Problem statement >>
Take the lines from the beginning of the material through the line containing "import numpy as np" and retype them exactly, leaving the pictures out.

Data shown >>
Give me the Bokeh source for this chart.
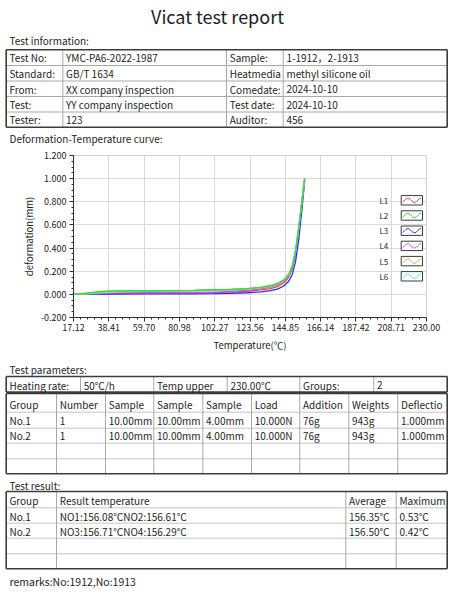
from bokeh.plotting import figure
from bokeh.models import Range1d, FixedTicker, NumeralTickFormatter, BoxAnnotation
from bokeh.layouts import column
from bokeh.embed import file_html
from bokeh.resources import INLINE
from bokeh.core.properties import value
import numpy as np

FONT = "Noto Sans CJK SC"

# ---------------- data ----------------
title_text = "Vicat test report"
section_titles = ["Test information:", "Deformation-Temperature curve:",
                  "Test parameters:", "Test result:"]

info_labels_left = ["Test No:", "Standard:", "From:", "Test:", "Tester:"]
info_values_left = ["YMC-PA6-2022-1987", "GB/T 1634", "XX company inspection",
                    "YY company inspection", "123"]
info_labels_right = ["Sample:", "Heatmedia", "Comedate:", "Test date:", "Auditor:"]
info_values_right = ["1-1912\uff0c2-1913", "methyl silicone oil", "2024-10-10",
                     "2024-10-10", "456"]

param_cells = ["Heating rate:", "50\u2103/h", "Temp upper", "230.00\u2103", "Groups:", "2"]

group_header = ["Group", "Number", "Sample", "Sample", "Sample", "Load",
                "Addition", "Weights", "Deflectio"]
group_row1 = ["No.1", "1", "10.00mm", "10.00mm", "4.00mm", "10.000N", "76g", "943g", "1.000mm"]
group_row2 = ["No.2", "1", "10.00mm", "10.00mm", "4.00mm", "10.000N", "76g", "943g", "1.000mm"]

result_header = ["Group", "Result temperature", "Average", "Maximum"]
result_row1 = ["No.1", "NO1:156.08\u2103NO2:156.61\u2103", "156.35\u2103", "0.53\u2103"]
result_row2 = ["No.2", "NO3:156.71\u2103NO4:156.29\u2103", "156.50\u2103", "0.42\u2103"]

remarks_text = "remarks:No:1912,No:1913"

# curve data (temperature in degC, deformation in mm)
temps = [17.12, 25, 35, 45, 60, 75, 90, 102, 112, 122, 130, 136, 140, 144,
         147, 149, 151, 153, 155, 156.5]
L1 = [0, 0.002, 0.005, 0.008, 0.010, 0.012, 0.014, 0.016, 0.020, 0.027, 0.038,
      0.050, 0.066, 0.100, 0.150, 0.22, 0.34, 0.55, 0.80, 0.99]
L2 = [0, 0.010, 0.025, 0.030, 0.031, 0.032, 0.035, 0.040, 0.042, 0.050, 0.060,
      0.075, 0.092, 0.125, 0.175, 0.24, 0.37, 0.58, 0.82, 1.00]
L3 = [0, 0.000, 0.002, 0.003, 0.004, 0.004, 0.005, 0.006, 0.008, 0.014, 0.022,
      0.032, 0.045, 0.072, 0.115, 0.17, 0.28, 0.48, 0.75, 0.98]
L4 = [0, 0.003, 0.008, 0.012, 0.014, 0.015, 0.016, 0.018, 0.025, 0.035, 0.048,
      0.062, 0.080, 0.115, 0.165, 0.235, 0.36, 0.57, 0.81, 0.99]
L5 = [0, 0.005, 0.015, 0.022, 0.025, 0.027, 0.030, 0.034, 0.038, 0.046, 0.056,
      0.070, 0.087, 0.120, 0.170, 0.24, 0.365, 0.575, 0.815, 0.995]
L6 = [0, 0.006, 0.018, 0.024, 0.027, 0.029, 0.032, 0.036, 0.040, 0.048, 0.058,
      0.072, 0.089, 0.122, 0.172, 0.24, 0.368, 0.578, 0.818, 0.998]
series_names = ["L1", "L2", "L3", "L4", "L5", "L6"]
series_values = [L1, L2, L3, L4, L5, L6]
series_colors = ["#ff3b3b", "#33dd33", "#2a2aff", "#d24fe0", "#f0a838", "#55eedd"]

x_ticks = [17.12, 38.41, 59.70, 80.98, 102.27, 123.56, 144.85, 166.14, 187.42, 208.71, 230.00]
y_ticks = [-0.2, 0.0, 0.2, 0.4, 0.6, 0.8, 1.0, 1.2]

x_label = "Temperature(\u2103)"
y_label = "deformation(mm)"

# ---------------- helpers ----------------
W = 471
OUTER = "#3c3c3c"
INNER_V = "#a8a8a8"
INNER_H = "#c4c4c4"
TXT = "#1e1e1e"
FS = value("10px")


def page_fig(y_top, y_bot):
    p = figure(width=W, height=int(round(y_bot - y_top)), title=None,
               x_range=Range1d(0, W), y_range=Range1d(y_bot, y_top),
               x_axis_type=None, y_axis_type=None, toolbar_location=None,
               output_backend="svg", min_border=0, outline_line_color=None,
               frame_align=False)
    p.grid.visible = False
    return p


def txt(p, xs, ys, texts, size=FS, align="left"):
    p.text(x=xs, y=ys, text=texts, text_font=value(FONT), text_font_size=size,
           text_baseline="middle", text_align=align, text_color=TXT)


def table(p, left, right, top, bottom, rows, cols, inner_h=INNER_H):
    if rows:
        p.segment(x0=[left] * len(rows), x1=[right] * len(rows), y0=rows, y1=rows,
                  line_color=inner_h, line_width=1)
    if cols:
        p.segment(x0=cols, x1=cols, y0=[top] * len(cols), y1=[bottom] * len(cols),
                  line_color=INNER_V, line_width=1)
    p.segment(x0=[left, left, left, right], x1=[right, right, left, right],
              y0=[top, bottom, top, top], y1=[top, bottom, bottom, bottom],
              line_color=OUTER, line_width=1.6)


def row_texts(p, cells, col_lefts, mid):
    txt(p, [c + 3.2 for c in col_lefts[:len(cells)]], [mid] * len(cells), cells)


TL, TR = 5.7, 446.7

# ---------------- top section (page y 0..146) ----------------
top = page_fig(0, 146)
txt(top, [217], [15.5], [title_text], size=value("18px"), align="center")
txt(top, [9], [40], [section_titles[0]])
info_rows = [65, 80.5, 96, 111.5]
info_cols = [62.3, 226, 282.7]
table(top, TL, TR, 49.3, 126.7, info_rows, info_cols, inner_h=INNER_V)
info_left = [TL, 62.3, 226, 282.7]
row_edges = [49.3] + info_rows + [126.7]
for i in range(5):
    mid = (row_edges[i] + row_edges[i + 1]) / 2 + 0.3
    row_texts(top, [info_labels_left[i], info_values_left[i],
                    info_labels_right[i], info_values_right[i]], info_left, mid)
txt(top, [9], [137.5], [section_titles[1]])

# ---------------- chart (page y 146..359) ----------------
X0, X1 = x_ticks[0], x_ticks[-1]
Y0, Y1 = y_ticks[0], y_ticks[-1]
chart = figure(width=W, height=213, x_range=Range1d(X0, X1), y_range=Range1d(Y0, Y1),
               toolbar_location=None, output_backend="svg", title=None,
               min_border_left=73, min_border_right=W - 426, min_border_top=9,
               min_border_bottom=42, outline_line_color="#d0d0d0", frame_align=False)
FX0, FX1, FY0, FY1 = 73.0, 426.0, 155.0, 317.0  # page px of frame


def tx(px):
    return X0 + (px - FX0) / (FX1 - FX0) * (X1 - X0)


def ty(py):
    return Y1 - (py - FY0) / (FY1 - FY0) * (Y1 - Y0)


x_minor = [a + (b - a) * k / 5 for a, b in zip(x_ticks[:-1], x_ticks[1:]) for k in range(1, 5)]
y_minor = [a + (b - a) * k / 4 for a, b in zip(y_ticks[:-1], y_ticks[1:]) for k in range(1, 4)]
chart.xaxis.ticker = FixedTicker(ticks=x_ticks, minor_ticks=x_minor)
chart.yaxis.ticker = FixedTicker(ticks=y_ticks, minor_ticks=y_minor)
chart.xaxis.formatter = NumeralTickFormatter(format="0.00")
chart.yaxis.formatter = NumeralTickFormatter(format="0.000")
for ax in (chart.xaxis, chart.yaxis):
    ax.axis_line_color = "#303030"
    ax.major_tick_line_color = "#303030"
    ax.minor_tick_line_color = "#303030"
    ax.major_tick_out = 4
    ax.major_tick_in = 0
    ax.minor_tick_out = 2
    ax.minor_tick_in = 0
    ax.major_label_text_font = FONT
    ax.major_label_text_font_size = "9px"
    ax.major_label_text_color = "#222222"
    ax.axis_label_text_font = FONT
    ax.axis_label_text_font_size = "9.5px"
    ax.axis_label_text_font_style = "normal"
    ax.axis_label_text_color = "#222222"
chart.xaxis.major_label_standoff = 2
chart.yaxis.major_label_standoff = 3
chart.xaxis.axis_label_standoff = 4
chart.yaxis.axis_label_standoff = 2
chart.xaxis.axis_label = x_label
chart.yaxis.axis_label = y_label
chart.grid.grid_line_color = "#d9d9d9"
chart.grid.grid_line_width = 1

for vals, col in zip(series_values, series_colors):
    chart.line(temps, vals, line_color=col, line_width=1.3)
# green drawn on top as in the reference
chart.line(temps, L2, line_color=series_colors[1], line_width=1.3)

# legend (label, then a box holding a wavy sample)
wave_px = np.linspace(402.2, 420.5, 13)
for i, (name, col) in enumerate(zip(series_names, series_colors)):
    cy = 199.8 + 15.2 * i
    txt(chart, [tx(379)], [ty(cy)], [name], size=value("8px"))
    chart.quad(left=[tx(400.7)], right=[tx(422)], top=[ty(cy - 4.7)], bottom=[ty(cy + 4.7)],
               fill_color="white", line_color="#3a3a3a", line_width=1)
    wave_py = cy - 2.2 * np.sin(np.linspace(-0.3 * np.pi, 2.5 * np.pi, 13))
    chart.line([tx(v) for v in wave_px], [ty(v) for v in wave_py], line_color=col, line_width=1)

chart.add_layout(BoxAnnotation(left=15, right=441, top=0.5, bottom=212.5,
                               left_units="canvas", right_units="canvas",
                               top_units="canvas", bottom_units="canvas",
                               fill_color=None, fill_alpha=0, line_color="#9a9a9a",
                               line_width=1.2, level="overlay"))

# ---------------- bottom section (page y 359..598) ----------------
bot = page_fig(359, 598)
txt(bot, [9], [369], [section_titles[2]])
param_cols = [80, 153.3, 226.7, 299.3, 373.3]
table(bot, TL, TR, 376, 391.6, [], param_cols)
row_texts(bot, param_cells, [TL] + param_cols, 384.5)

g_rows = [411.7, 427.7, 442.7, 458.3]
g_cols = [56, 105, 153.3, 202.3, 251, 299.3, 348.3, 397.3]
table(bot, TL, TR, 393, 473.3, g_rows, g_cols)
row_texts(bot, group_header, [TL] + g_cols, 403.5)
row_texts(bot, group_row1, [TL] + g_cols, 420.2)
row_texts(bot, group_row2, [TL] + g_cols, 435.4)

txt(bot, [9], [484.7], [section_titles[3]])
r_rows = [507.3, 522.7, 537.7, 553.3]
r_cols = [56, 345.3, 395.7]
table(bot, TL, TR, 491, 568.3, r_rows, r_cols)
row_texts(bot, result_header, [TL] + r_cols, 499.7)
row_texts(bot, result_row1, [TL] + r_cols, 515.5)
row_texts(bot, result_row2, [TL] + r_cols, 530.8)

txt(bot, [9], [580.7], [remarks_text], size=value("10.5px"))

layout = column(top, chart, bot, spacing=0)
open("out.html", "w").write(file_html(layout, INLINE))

Answer to the exercise >>
Give me the Bokeh source for this chart.
from bokeh.plotting import figure
from bokeh.models import Range1d, FixedTicker, NumeralTickFormatter, BoxAnnotation
from bokeh.layouts import column
from bokeh.embed import file_html
from bokeh.resources import INLINE
from bokeh.core.properties import value
import numpy as np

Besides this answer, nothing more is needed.